Each programmable crosspoint is implemented as a pass transistor controlled by an SRAM configuration bit. The routing delay is often larger than the LUT delay and is the dominant source of timing variability between designs with the same logic structure but different placement.

Why placement matters for timing. Two implementations of the same RTL can have critical-path delays differing by 2× depending on how the place-and-route tool assigns resources to physical locations. Long nets spanning many switch matrices contribute hundreds of picoseconds of delay.

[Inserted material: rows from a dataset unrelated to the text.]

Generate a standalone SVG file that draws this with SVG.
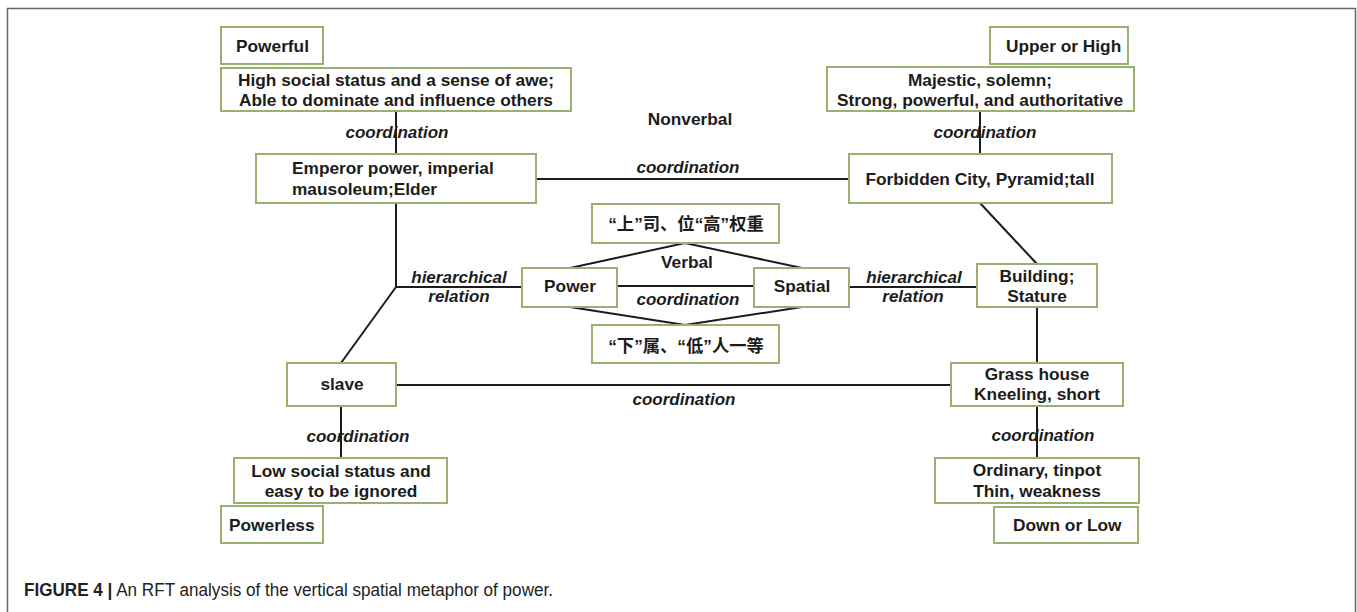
<svg xmlns="http://www.w3.org/2000/svg" width="1357" height="612" viewBox="0 0 1357 612">
<style>
.box{fill:#fff;stroke:#98b070;stroke-width:2}
.t{font-family:"Liberation Sans","Noto Sans CJK SC",Arial,sans-serif;font-weight:bold;font-size:17.3px;fill:#1c1c1c}
.c{text-anchor:middle}
.i{font-style:italic;font-size:17px}
.ln{stroke:#1c1c1c;stroke-width:2;fill:none}
.cap{font-family:"Liberation Sans",Arial,sans-serif;font-size:17.5px;fill:#222}
</style>
<rect x="0" y="0" width="1357" height="612" fill="#fff"/>
<path d="M7.5 612 V8.5 H1355.5 V612" fill="none" stroke="#666" stroke-width="1.5"/>
<g id="connectors">
<line class="ln" x1="396" y1="111" x2="396" y2="154"/>
<line class="ln" x1="980" y1="111" x2="980" y2="154"/>
<line class="ln" x1="536" y1="179" x2="849" y2="179"/>
<polyline class="ln" points="396,203 396,287 522,287"/>
<line class="ln" x1="396" y1="287" x2="341" y2="363"/>
<line class="ln" x1="617" y1="286" x2="754" y2="286"/>
<line class="ln" x1="849" y1="287" x2="977" y2="287"/>
<line class="ln" x1="980" y1="203" x2="1037" y2="264"/>
<line class="ln" x1="1037" y1="307" x2="1037" y2="363"/>
<line class="ln" x1="396" y1="385" x2="951" y2="385"/>
<line class="ln" x1="341" y1="406" x2="341" y2="458"/>
<line class="ln" x1="1037" y1="406" x2="1037" y2="458"/>
<polyline class="ln" points="570,268 685,243 802,268"/>
<polyline class="ln" points="570,307 685,325 802,307"/>
<text class="t c i" x="397" y="138">coordination</text>
<text class="t c i" x="985" y="138">coordination</text>
<text class="t c i" x="688" y="173">coordination</text>
<text class="t c i" x="459" y="283">hierarchical</text>
<text class="t c i" x="459" y="302">relation</text>
<text class="t c i" x="914" y="283">hierarchical</text>
<text class="t c i" x="913" y="302">relation</text>
<text class="t c i" x="688" y="305">coordination</text>
<text class="t c i" x="684" y="405">coordination</text>
<text class="t c i" x="358" y="442">coordination</text>
<text class="t c i" x="1043" y="441">coordination</text>
<text class="t c" x="690" y="125">Nonverbal</text>
<text class="t c" x="687" y="268">Verbal</text>
</g>
<g id="powerful"><rect class="box" x="221" y="27" width="102" height="37"/><text class="t" x="236" y="52">Powerful</text></g>
<g id="high-social"><rect class="box" x="221" y="68" width="350" height="43"/><text class="t c" x="396" y="86">High social status and a sense of awe;</text><text class="t c" x="396" y="106">Able to dominate and influence others</text></g>
<g id="emperor"><rect class="box" x="256" y="154" width="280" height="49"/><text class="t" x="292" y="174">Emperor power, imperial</text><text class="t" x="292" y="195">mausoleum;Elder</text></g>
<g id="upper"><rect class="box" x="990" y="27" width="138" height="37"/><text class="t" x="1006" y="52">Upper or High</text></g>
<g id="majestic"><rect class="box" x="827" y="67" width="307" height="44"/><text class="t c" x="980" y="86">Majestic, solemn;</text><text class="t c" x="980" y="106">Strong, powerful, and authoritative</text></g>
<g id="forbidden"><rect class="box" x="849" y="154" width="263" height="49"/><text class="t c" x="980" y="185">Forbidden City, Pyramid;tall</text></g>
<g id="verbal-high"><rect class="box" x="592" y="204" width="187" height="39"/><text class="t c" x="686" y="230">“上”司、位“高”权重</text></g>
<g id="power"><rect class="box" x="522" y="268" width="95" height="39"/><text class="t c" x="570" y="292">Power</text></g>
<g id="spatial"><rect class="box" x="754" y="268" width="95" height="39"/><text class="t c" x="802" y="292">Spatial</text></g>
<g id="building"><rect class="box" x="977" y="264" width="120" height="43"/><text class="t c" x="1037" y="282">Building;</text><text class="t c" x="1037" y="302">Stature</text></g>
<g id="verbal-low"><rect class="box" x="592" y="325" width="187" height="38"/><text class="t c" x="686" y="352">“下”属、“低”人一等</text></g>
<g id="slave"><rect class="box" x="287" y="363" width="109" height="43"/><text class="t c" x="342" y="390">slave</text></g>
<g id="grass"><rect class="box" x="951" y="363" width="172" height="43"/><text class="t c" x="1037" y="380">Grass house</text><text class="t c" x="1037" y="400">Kneeling, short</text></g>
<g id="low-social"><rect class="box" x="234" y="458" width="213" height="45"/><text class="t c" x="341" y="477">Low social status and</text><text class="t c" x="341" y="497">easy to be ignored</text></g>
<g id="ordinary"><rect class="box" x="935" y="458" width="204" height="45"/><text class="t c" x="1037" y="476">Ordinary, tinpot</text><text class="t c" x="1037" y="497">Thin, weakness</text></g>
<g id="powerless"><rect class="box" x="221" y="506" width="102" height="37"/><text class="t" x="229" y="531">Powerless</text></g>
<g id="down"><rect class="box" x="994" y="507" width="144" height="36"/><text class="t" x="1013" y="531">Down or Low</text></g>
<text class="cap" x="24" y="596" textLength="529" lengthAdjust="spacingAndGlyphs"><tspan font-weight="bold">FIGURE 4 |</tspan> An RFT analysis of the vertical spatial metaphor of power.</text>
</svg>
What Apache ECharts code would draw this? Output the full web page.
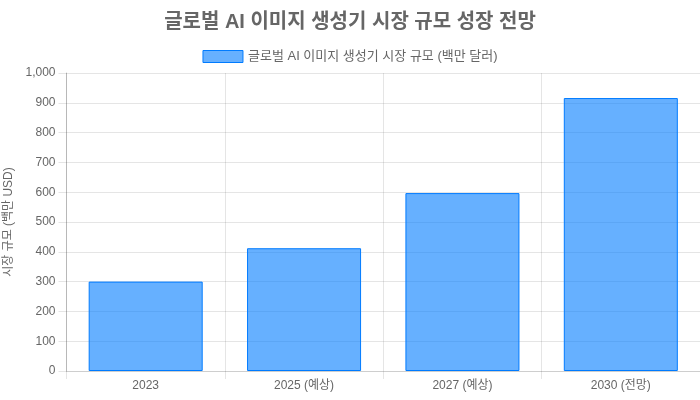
<!DOCTYPE html>
<html lang="ko">
<head>
  <meta charset="utf-8">
  <title>글로벌 AI 이미지 생성기 시장 규모 성장 전망</title>
  <style>
    html, body { margin: 0; padding: 0; background: #fff; }
    #chart1 { width: 700px; height: 400px; }
  </style>
</head>
<body>

<script src="https://cdn.jsdelivr.net/npm/echarts@6/dist/echarts.min.js"></script>

<div id="chart1"></div>

<script>
  // data
  var categories = ['2023', '2025 (예상)', '2027 (예상)', '2030 (전망)'];
  var marketSize = [300, 412, 597, 916];
  var seriesName = '글로벌 AI 이미지 생성기 시장 규모 (백만 달러)';

  var fontStack = "'Liberation Sans', Arial, 'Noto Sans CJK KR', sans-serif";
  var gridColor = 'rgba(0,0,0,0.1)';

  var chart1 = echarts.init(document.getElementById('chart1'));

  var option = {
    animation: false,
    textStyle: { fontFamily: fontStack },
    title: {
      text: '글로벌 AI 이미지 생성기 시장 규모 성장 전망',
      left: 'center',
      top: 7,
      textStyle: { fontSize: 20, fontWeight: 'bold', color: '#666', fontFamily: fontStack }
    },
    legend: {
      top: 45,
      left: 'center',
      itemWidth: 40,
      itemHeight: 12,
      itemGap: 10,
      icon: 'rect',
      itemStyle: { borderWidth: 1 },
      textStyle: { fontSize: 13, color: '#666', fontFamily: fontStack }
    },
    grid: {
      left: 66.5,
      right: 0,
      top: 73,
      bottom: 29,
      outerBoundsMode: 'none',
      containLabel: false
    },
    xAxis: {
      type: 'category',
      data: categories,
      axisLine: { show: true, lineStyle: { color: gridColor } },
      axisTick: { show: true, length: 8, lineStyle: { color: gridColor } },
      splitLine: { show: true, lineStyle: { color: gridColor } },
      axisLabel: { color: '#666', fontSize: 12, margin: 9, fontFamily: fontStack }
    },
    yAxis: {
      type: 'value',
      min: 0,
      max: 1000,
      interval: 100,
      name: '시장 규모 (백만 USD)',
      nameLocation: 'middle',
      nameGap: 48,
      nameTextStyle: { color: '#666', fontSize: 12, fontFamily: fontStack },
      axisLine: { show: true, lineStyle: { color: 'rgba(0,0,0,0.2)' } },
      axisTick: { show: true, length: 8, lineStyle: { color: gridColor } },
      splitLine: { show: true, lineStyle: { color: gridColor } },
      axisLabel: {
        color: '#666',
        fontSize: 12,
        margin: 11,
        fontFamily: fontStack,
        formatter: function (v) { return v.toLocaleString('en-US'); }
      }
    },
    series: [
      {
        name: seriesName,
        type: 'bar',
        data: marketSize,
        barWidth: '72%',
        itemStyle: {
          color: 'rgba(0,123,255,0.6)',
          borderColor: 'rgba(0,123,255,1)',
          borderWidth: 1
        }
      }
    ]
  };
  chart1.setOption(option);
</script>

</body>
</html>
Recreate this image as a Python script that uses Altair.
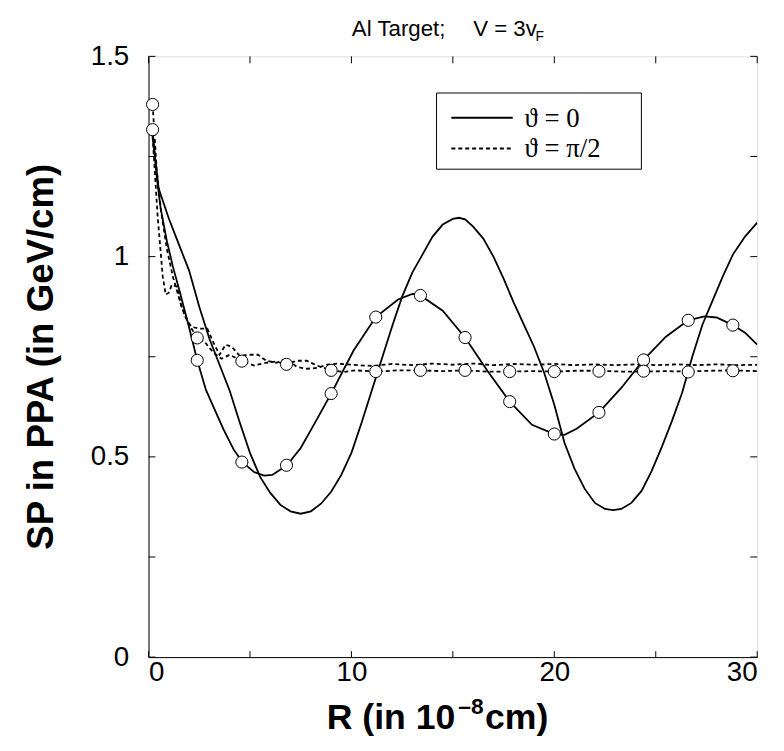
import altair as alt
import pandas as pd

# ---------------- data ----------------
# solid curve with circles (theta = 0, model 1)
xA = [0.2, 0.4, 0.6, 0.9, 1.2, 1.53, 2.0, 2.4, 2.83, 3.2, 3.7, 4.2, 4.63, 5.2, 5.7, 6.1,
      6.82, 7.5, 8.2, 9.0, 10.1, 11.2, 12.3, 13.0, 13.4, 14.5, 15.6, 16.7, 17.8, 18.9,
      20.0, 20.5, 21.1, 22.2, 23.3, 24.4, 25.5, 26.6, 27.4, 28.0, 28.8, 29.4, 30.0]
yA = [1.317, 1.20, 1.12, 1.04, 0.975, 0.914, 0.823, 0.741, 0.667, 0.625, 0.568, 0.518, 0.487, 0.462, 0.453, 0.455,
      0.479, 0.522, 0.585, 0.658, 0.765, 0.849, 0.893, 0.907, 0.903, 0.865, 0.798, 0.715, 0.638, 0.58,
      0.557, 0.555, 0.57, 0.611, 0.672, 0.742, 0.800, 0.841, 0.851, 0.848, 0.829, 0.81, 0.78]

# solid curve without circles (theta = 0, model 2)
xC = [0.2, 0.5, 1.0, 1.5, 2.0, 2.5, 3.0, 3.5, 4.0, 4.5, 5.0, 5.5, 6.0, 6.5, 7.0, 7.5, 8.0, 8.5,
      9.0, 9.5, 10.0, 10.5, 11.0, 11.5, 12.0, 12.5, 13.0, 13.5, 14.0, 14.5, 15.0, 15.3, 15.6,
      16.0, 16.5, 17.0, 17.5, 18.0, 18.5, 19.0, 19.5, 20.0, 20.5, 21.0, 21.5, 22.0, 22.5, 22.9,
      23.3, 23.8, 24.3, 24.8, 25.3, 25.8, 26.3, 26.8, 27.3, 27.8, 28.3, 28.8, 29.4, 30.0]
yC = [1.30, 1.17, 1.095, 1.03, 0.965, 0.875, 0.795, 0.73, 0.665, 0.585, 0.51, 0.45, 0.41, 0.38, 0.364, 0.358, 0.364, 0.383,
      0.413, 0.455, 0.51, 0.585, 0.665, 0.745, 0.825, 0.90, 0.96, 1.005, 1.05, 1.08, 1.094, 1.097, 1.093,
      1.075, 1.045, 1.0, 0.945, 0.885, 0.83, 0.775, 0.71, 0.63, 0.535, 0.47, 0.42, 0.385, 0.37, 0.367,
      0.37, 0.385, 0.415, 0.465, 0.525, 0.59, 0.66, 0.75, 0.83, 0.89, 0.95, 1.005, 1.05, 1.085]

# dashed curve without circles (theta = pi/2, model 2)
xB = [0.2, 0.45, 0.7, 0.85, 1.0, 1.15, 1.4, 1.6, 1.8, 2.1, 2.5, 2.9, 3.2, 3.5, 3.8, 4.1, 4.5, 4.9,
      5.4, 5.8, 6.3, 6.8, 7.3, 7.8, 8.3, 8.8, 9.3, 10, 11, 12, 13, 14, 15, 16, 17, 18, 19, 20,
      21, 22, 23, 24, 25, 26, 27, 28, 29, 30]
yB = [1.30, 1.10, 0.95, 0.905, 0.91, 0.93, 0.925, 0.88, 0.85, 0.825, 0.82, 0.82, 0.785, 0.755, 0.78, 0.775, 0.752, 0.755,
      0.755, 0.74, 0.735, 0.745, 0.725, 0.72, 0.722, 0.73, 0.733, 0.73, 0.727, 0.732, 0.729, 0.733, 0.73, 0.733, 0.729, 0.732, 0.73, 0.732,
      0.729, 0.731, 0.729, 0.731, 0.729, 0.731, 0.729, 0.731, 0.729, 0.73]

# dashed curve with circles (theta = pi/2, model 1)
xD = [0.2, 0.4, 0.6, 0.9, 1.2, 1.6, 2.0, 2.4, 2.8, 3.2, 3.6, 4.0, 4.6, 5.2, 5.8, 6.3, 6.8, 7.3,
      7.8, 8.3, 9.0, 9.6, 10.2, 11.2, 12.3, 13.4, 14.5, 15.6, 16.7, 17.8, 18.9, 20.0, 21.1, 22.2,
      23.3, 24.4, 25.5, 26.6, 27.7, 28.8, 30.0]
yD = [1.38, 1.22, 1.12, 1.02, 0.95, 0.88, 0.83, 0.797, 0.785, 0.76, 0.745, 0.755, 0.739, 0.728, 0.735, 0.738, 0.731, 0.74,
      0.74, 0.728, 0.716, 0.712, 0.716, 0.713, 0.716, 0.716, 0.714, 0.716, 0.713, 0.713, 0.714, 0.713, 0.715, 0.715,
      0.713, 0.713, 0.714, 0.713, 0.715, 0.716, 0.714]

# circle markers
circ_x = [0.2, 2.4, 4.6, 6.8, 9.0, 11.2, 13.4, 15.6, 17.8, 20.0, 22.2, 24.4, 26.6, 28.8]
circA_y = [1.317, 0.741, 0.487, 0.479, 0.658, 0.849, 0.903, 0.798, 0.638, 0.557, 0.611, 0.742, 0.841, 0.829]
circD_y = [1.38, 0.797, 0.739, 0.731, 0.716, 0.713, 0.716, 0.716, 0.713, 0.713, 0.714, 0.714, 0.712, 0.715]

x_ticks = [0, 5, 10, 15, 20, 25, 30]
y_ticks = [0, 0.25, 0.5, 0.75, 1.0, 1.25, 1.5]
x_labels = [0, 10, 20, 30]
y_labels = [0, 0.5, 1.0, 1.5]

W, H = 615, 607
SANS = "Liberation Sans, Arial, sans-serif"
SERIF = "Liberation Serif, Times New Roman, serif"

xs = alt.Scale(domain=[0, 30], nice=False, zero=False)
ys = alt.Scale(domain=[0, 1.5], nice=False, zero=False)
xaxis = alt.Axis(values=x_labels, ticks=False, grid=False, title=None, labelFontSize=28,
                 labelFont=SANS, labelColor="black", labelPadding=2, domainColor="black",
                 labelExpr="datum.value")
yaxis = alt.Axis(values=y_labels, ticks=False, grid=False, title=None, labelFontSize=28,
                 labelFont=SANS, labelColor="black", labelPadding=20, domainColor="black",
                 labelExpr="format(datum.value, '~g')")
xenc = alt.X("x:Q", scale=xs, axis=xaxis)
yenc = alt.Y("y:Q", scale=ys, axis=yaxis)

def line(xv, yv, dashed):
    kw = dict(color="black", strokeWidth=1.8, clip=True)
    if dashed:
        kw["strokeDash"] = [4, 3]
    return alt.Chart(pd.DataFrame({"x": xv, "y": yv})).mark_line(**kw).encode(x=xenc, y=yenc)

def circles(xv, yv):
    return alt.Chart(pd.DataFrame({"x": xv, "y": yv})).mark_point(
        shape="circle", size=150, filled=True, fill="white", stroke="black", strokeWidth=1, opacity=1
    ).encode(x=xenc, y=yenc)

one = pd.DataFrame({"d": [0]})

def text(t, x, y, size, font=SANS, weight="normal", align="left", baseline="alphabetic", angle=0):
    kw = dict(text=t, fontSize=size, font=font, fontWeight=weight, align=align,
              baseline=baseline, color="black")
    if angle:
        kw["angle"] = angle
    return alt.Chart(one).mark_text(**kw).encode(x=alt.value(x), y=alt.value(y))

xt = pd.DataFrame({"x": x_ticks})
yt = pd.DataFrame({"y": y_ticks})
ticks = [
    alt.Chart(xt).mark_rule(color="black", strokeWidth=1).encode(x=xenc, y=alt.value(H), y2=alt.value(H - 6)),
    alt.Chart(xt).mark_rule(color="black", strokeWidth=1).encode(x=xenc, y=alt.value(0), y2=alt.value(7)),
    alt.Chart(yt).mark_rule(color="black", strokeWidth=1).encode(y=yenc, x=alt.value(0), x2=alt.value(7)),
    alt.Chart(yt).mark_rule(color="black", strokeWidth=1).encode(y=yenc, x=alt.value(W), x2=alt.value(W - 7)),
]

legend = [
    alt.Chart(one).mark_rect(fill="white", stroke="black", strokeWidth=1).encode(
        x=alt.value(291), x2=alt.value(498), y=alt.value(37), y2=alt.value(114)),
    alt.Chart(one).mark_rule(color="black", strokeWidth=2).encode(
        x=alt.value(306), x2=alt.value(368), y=alt.value(62)),
    alt.Chart(one).mark_rule(color="black", strokeWidth=2, strokeDash=[4, 3]).encode(
        x=alt.value(306), x2=alt.value(368), y=alt.value(93)),
    text("\u03d1 = 0", 380, 63, 27, font=SERIF, baseline="middle"),
    text("\u03d1 = \u03c0/2", 380, 94, 27, font=SERIF, baseline="middle"),
]

labels = [
    text("Al Target;", 300, -21, 22.5, align="right"),
    text("V = 3v", 328, -21, 22.5),
    text("F", 391, -16, 14),
    text("R (in 10", 310, 680, 36, weight="bold", align="right"),
    text("\u20138", 313, 664, 23, weight="bold"),
    text("cm)", 340, 680, 36, weight="bold"),
    text("SP in PPA (in GeV/cm)", -108, H / 2, 37, weight="bold", align="center",
         baseline="middle", angle=270),
]

chart = alt.layer(
    line(xC, yC, False),
    line(xA, yA, False),
    line(xB, yB, True),
    line(xD, yD, True),
    circles(circ_x, circA_y),
    circles(circ_x, circD_y),
    *ticks,
    *legend,
    *labels,
).properties(
    width=W, height=H,
    autosize=alt.AutoSizeParams(type="none"),
    padding={"left": 142, "top": 45, "right": 19, "bottom": 91},
).configure_view(stroke="black", strokeWidth=1).configure(background="white")

chart.save("out.html", embed_options={"renderer": "svg", "actions": False})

Designers can guide placement with floorplanning constraints (Pblocks in Vivado) to co-locate timing-critical logic and shorten critical nets.

6.5 Hard IP Blocks

Beyond LUTs and FFs, modern FPGAs integrate hard (non-programmable) silicon blocks:

  • Block RAM (BRAM): synchronous dual-port memory tiles (see §5.2).
  • DSP blocks (DSP48E2, DSP58E2): hard multiply-accumulate engines (see §4.3).
  • Phase-locked loops (PLLs/MMCMs): generate multiple clock frequencies from a reference; control phase relationships.
  • SerDes / transceivers: high-speed serialiser/deserialiser for PCIe, Ethernet, and other serial protocols.
  • PCIe hard controller: implements the PCIe protocol layers in silicon.
  • High Bandwidth Memory (HBM) interfaces: present on Xilinx Alveo and Versal devices for memory-bandwidth-intensive applications.

Understanding which operations map naturally to which hard blocks is essential for high-efficiency FPGA design. A 32-bit floating-point multiply that would require hundreds of LUTs can often be absorbed into a chain of DSP blocks.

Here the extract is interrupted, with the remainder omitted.